Noi cristiani abbiamo levato la voce per difendere i dritti dei curdi, dei kossovari. Ma per il Sudan no. Non c’è stato un massiccio movimento per venire a vedere. Da noi, sui Monti Nuba, le persone sono venute con il contagocce. Vanno magari a parlare con altri. Mentre la Chiesa, presente con i suoi sacerdoti o catechisti, non viene avvicinata da alcuno. La mia porta è aperta per qualsiasi delegazio ne del mondo della comunicazione: venite a vedere la situazione. È vero, adesso è un po’ migliorata dopo il cessate-il-fuoco firmato a Ginevra nel gennaio 2002. C’è più apertura. Meno paura di essere bombardati o aggrediti da terra. Ma ci sono voluti cinque anni di appelli inascoltati alla Commissione diritti umani dell’Onu a Ginevra.

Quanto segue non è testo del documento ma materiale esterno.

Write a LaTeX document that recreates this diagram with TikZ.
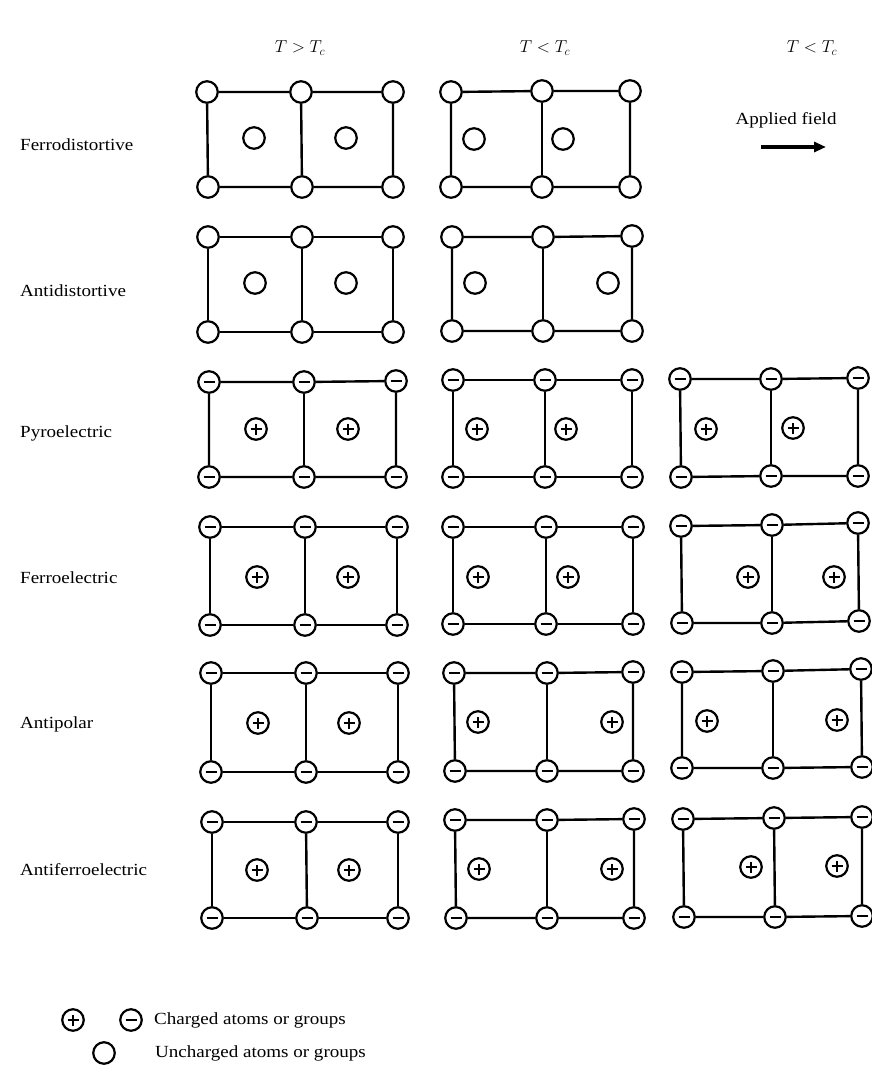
\documentclass[tikz,border=0pt]{standalone}
\usepackage{fontspec}
\setmainfont{Liberation Serif}[FakeStretch=1.12]
\usetikzlibrary{arrows.meta}
\tikzset{
  atom/.style={circle, draw, line width=2.2pt, minimum size=21.5pt, inner sep=0pt, fill=white},
  unch/.style={atom},
  negatom/.style={atom, path picture={\draw[line width=2pt]
      ([xshift=-5.5pt]path picture bounding box.center) -- ([xshift=5.5pt]path picture bounding box.center);}},
  posatom/.style={atom, path picture={\draw[line width=2pt]
      ([xshift=-5.5pt]path picture bounding box.center) -- ([xshift=5.5pt]path picture bounding box.center)
      ([yshift=-5.5pt]path picture bounding box.center) -- ([yshift=5.5pt]path picture bounding box.center);}},
  bond/.style={line width=2.4pt},
  rowlabel/.style={anchor=west, inner sep=0pt, font=\fontsize{17}{20}\selectfont},
  head/.style={inner sep=0pt, font=\fontsize{17}{20}\selectfont},
  legtext/.style={anchor=west, inner sep=0pt, font=\fontsize{17}{20}\selectfont},
}
\newcommand\lat[8]{%
  \node[#2] (#1a) at (#3) {};
  \node[#2] (#1b) at (#4) {};
  \node[#2] (#1c) at (#5) {};
  \node[#2] (#1d) at (#6) {};
  \node[#2] (#1e) at (#7) {};
  \node[#2] (#1f) at (#8) {};
  \draw[bond] (#1a) -- (#1b) -- (#1c) -- (#1f) -- (#1e) -- (#1d) -- (#1a);
  \draw[bond] (#1b) -- (#1e);
}
\newcommand\ins[4]{%
  \node[#2] (#1i) at (#3) {};
  \node[#2] (#1j) at (#4) {};
}
\begin{document}
\begin{tikzpicture}[x=1pt,y=-1pt]
\fill[white] (0,0) rectangle (871,1070);
\useasboundingbox (0,0) rectangle (871,1070);

% headers
\node[head] (h1) at (300,48) {$T > T_c$};
\node[head] (h2) at (545,48) {$T < T_c$};
\node[head] (h3) at (812,48) {$T < T_c$};

% row labels
\node[rowlabel] (l1) at (20,145) {Ferrodistortive};
\node[rowlabel] (l2) at (20,291) {Antidistortive};
\node[rowlabel] (l3) at (20,433) {Pyroelectric};
\node[rowlabel] (l4) at (20,578) {Ferroelectric};
\node[rowlabel] (l5) at (20,724) {Antipolar};
\node[rowlabel] (l6) at (20,870) {Antiferroelectric};

% applied field
\node[legtext, anchor=center] (af) at (786,120) {Applied field};
\coordinate (fa) at (761,147);
\coordinate (fb) at (826,147);
\draw[line width=3.4pt, -{Triangle[length=12pt,width=10pt]}] (fa) -- (fb);

% Row 1: Ferrodistortive
\lat{raA}{unch}{207,92}{301,92}{393,92}{208,187}{302,187}{393,187}
\ins{raA}{unch}{254,138}{346,138}
\lat{raB}{unch}{451,92}{542,91}{630,91}{451,187}{542,187}{630,187}
\ins{raB}{unch}{474,139}{563,139}

% Row 2: Antidistortive
\lat{rbA}{unch}{208,237}{302,237}{393,237}{208,332}{302,332}{393,332}
\ins{rbA}{unch}{255,283}{346,283}
\lat{rbB}{unch}{452,237}{543,237}{632,236}{452,331}{543,331}{632,331}
\ins{rbB}{unch}{475,283}{608,283}

% Row 3: Pyroelectric
\lat{rcA}{negatom}{209,382}{304,382}{396,381}{209,477}{304,477}{396,477}
\ins{rcA}{posatom}{256,429}{348,429}
\lat{rcB}{negatom}{453,380}{545,380}{632,380}{453,477}{545,477}{632,477}
\ins{rcB}{posatom}{477,429}{566,429}
\lat{rcC}{negatom}{680,379}{771,379}{858,378}{681,477}{771,476}{858,476}
\ins{rcC}{posatom}{706,429}{793,428}

% Row 4: Ferroelectric
\lat{rdA}{negatom}{210,527}{305,527}{397,527}{210,625}{305,625}{397,625}
\ins{rdA}{posatom}{257,577}{348,577}
\lat{rdB}{negatom}{453,527}{546,527}{633,527}{453,624}{546,624}{633,624}
\ins{rdB}{posatom}{478,577}{568,577}
\lat{rdC}{negatom}{681,526}{772,525}{858,523}{682,623}{772,623}{859,621}
\ins{rdC}{posatom}{748,577}{834,577}

% Row 5: Antipolar
\lat{reA}{negatom}{211,673}{306,673}{398,673}{211,772}{306,772}{398,772}
\ins{reA}{posatom}{258,723}{349,723}
\lat{reB}{negatom}{454,673}{547,673}{633,672}{455,771}{547,771}{633,771}
\ins{reB}{posatom}{478,722}{612,722}
\lat{reC}{negatom}{682,672}{773,671}{861,669}{682,768}{773,768}{862,767}
\ins{reC}{posatom}{707,721}{837,720}

% Row 6: Antiferroelectric
\lat{rfA}{negatom}{212,822}{306,822}{398,822}{212,918}{307,918}{398,918}
\ins{rfA}{posatom}{257,870}{349,870}
\lat{rfB}{negatom}{455,820}{547,820}{634,819}{456,918}{547,918}{634,918}
\ins{rfB}{posatom}{479,869}{612,869}
\lat{rfC}{negatom}{683,819}{774,818}{862,817}{684,917}{775,917}{862,916}
\ins{rfC}{posatom}{751,867}{837,866}

% legend
\node[posatom] (lgp) at (73,1020) {};
\node[negatom] (lgn) at (131,1020) {};
\node[legtext] (lgt1) at (154,1020) {Charged atoms or groups};
\node[unch] (lgu) at (104,1053) {};
\node[legtext] (lgt2) at (155,1053) {Uncharged atoms or groups};
\end{tikzpicture}
\end{document}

L’Occidente non parla di Sudan, anche perché ha la coscienza sporca, per esempio riguardo al petrolio?
Il petrolio è un problema che viene dopo. Sono entrati i canadesi, poi anche gli americani che hanno lasciato perché hanno visto che era un petrolio «maledetto». Intanto il regime del Nord si arma con i soldi che vengono dal petrolio del Sud.
Lei vive per lunghi periodi negli Stati Uniti e in Europa. Ciò non la facilita nel far conoscere la causa del suo popolo? O davvero si scontra con un “razzismo mediatico” per il quale le vicende del Sudan non importano a nessuno?

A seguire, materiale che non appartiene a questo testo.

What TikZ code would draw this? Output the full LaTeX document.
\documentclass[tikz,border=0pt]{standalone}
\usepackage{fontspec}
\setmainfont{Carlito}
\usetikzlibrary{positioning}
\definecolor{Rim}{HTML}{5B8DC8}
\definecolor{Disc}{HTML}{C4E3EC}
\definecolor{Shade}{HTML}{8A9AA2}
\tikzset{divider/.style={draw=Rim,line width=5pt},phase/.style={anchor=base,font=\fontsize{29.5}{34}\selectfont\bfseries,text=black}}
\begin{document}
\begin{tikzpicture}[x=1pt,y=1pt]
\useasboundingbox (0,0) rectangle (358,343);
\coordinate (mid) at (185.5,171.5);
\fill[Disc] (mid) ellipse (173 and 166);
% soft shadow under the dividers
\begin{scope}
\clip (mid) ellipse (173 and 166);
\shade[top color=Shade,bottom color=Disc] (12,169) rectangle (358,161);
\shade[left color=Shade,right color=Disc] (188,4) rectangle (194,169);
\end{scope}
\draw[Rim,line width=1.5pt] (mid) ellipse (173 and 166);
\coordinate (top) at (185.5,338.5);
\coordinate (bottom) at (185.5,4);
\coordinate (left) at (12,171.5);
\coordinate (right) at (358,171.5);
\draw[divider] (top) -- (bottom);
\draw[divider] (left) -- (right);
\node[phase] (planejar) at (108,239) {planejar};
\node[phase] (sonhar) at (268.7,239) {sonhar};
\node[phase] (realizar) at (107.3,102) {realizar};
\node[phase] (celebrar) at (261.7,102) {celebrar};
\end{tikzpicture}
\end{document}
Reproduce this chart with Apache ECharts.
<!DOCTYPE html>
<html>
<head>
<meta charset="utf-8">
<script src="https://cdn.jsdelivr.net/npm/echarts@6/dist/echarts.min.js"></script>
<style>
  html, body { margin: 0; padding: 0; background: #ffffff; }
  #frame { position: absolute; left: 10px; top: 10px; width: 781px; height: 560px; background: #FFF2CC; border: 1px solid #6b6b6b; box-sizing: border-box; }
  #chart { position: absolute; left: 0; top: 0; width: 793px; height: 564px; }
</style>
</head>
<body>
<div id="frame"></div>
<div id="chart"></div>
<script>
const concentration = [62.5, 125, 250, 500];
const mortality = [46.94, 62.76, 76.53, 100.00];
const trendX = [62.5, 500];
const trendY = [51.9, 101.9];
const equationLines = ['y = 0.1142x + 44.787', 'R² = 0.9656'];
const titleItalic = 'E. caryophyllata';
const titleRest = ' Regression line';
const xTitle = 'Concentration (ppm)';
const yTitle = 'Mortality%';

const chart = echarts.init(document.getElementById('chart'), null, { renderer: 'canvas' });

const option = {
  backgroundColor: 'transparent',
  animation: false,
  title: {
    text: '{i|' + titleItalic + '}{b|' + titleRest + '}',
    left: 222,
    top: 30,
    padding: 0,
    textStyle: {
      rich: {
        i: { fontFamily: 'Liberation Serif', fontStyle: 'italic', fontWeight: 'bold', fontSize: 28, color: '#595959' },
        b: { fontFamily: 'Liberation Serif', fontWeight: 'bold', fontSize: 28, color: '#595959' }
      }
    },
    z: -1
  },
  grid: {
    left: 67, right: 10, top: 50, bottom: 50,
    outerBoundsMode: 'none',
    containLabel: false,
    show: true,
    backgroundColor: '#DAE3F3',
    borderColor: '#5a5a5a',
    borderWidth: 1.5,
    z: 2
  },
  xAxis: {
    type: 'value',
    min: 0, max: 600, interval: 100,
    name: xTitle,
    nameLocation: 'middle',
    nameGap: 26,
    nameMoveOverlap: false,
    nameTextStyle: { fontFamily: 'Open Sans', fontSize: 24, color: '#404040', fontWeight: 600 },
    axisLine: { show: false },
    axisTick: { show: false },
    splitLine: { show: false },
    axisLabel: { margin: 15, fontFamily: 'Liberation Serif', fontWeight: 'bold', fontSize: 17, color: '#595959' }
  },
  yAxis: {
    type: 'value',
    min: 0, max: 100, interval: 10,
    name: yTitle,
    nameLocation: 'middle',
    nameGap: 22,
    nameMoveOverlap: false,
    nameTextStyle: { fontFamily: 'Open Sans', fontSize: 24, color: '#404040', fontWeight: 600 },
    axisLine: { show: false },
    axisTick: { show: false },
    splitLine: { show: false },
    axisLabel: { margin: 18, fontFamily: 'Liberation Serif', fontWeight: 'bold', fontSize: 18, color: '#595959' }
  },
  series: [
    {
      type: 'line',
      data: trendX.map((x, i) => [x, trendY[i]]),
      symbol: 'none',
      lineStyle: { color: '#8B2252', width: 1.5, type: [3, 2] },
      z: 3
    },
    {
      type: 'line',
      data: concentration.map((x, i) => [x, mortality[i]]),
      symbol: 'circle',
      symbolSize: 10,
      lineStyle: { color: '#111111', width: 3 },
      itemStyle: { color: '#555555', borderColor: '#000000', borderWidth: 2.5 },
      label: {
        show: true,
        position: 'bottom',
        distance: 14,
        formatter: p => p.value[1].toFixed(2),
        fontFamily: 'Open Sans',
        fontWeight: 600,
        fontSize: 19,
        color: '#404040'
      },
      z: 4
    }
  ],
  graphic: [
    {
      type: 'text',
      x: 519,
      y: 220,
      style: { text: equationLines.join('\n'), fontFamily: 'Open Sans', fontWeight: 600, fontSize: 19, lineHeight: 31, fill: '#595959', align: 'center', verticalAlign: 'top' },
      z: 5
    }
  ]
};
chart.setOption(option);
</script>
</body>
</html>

Ho la mia base a Nairobi, ma sono un po’ un globetrotter. E ho formato dei gruppi, soprattutto, in America, composti da avvocati specializzati nei diritti umani, per continuare la mia opera, mentre io sono in giro. C’è indifferenza. La Scrittura dice: poiché non sei né caldo né freddo, ma tiepido, ti ho vomitato. Mi pare che i media cerchino solo il sensazionalismo. Tanti morti in Burundi, tutti preziosi davanti agli occhi di Dio. Ma quanti sono morti in Sudan: due milioni e mezzo dall’89. E nessuno dice niente? Cinque milioni di profughi. Siamo diventati un peso per i Paesi vicini: Uganda, Kenya, Etiopia. E anche in Inghilterra. E nessuno dice niente?
Cosa si aspetta dall’Occidente?
Ho parlato anche con Magdaleine Albright e Colin Powell. A quest’ultimo ho detto che la pace a ogni costo significa fare un’ingiustizia alla gente che soffre. Adesso sono in corso i negoziati di pace. E io spero che l’Italia, che vi partecipa come gli Usa e la Norvegia, mantenga la sua posizione e contribuisca a far progredire la pace.
Da a fricano, secondo lei che Occidente è quello che dimentica una parte così sofferente dell’umanità?
L’ho detto, in Occidente giro Paesi dove è comune dirsi cristiani. Ci vuole più coraggio nel condividere il cammino di questi fratelli che percorrono la Via Crucis. Di farsi cirenei. Quello che noi vogliamo è solo pace e giustizia. Oggi si parla tanto di pace, ma non di quella che nasce dalla giustizia. Dovrebbe essere messo anche sulle bandiere appese ai balconi: pace e giustizia.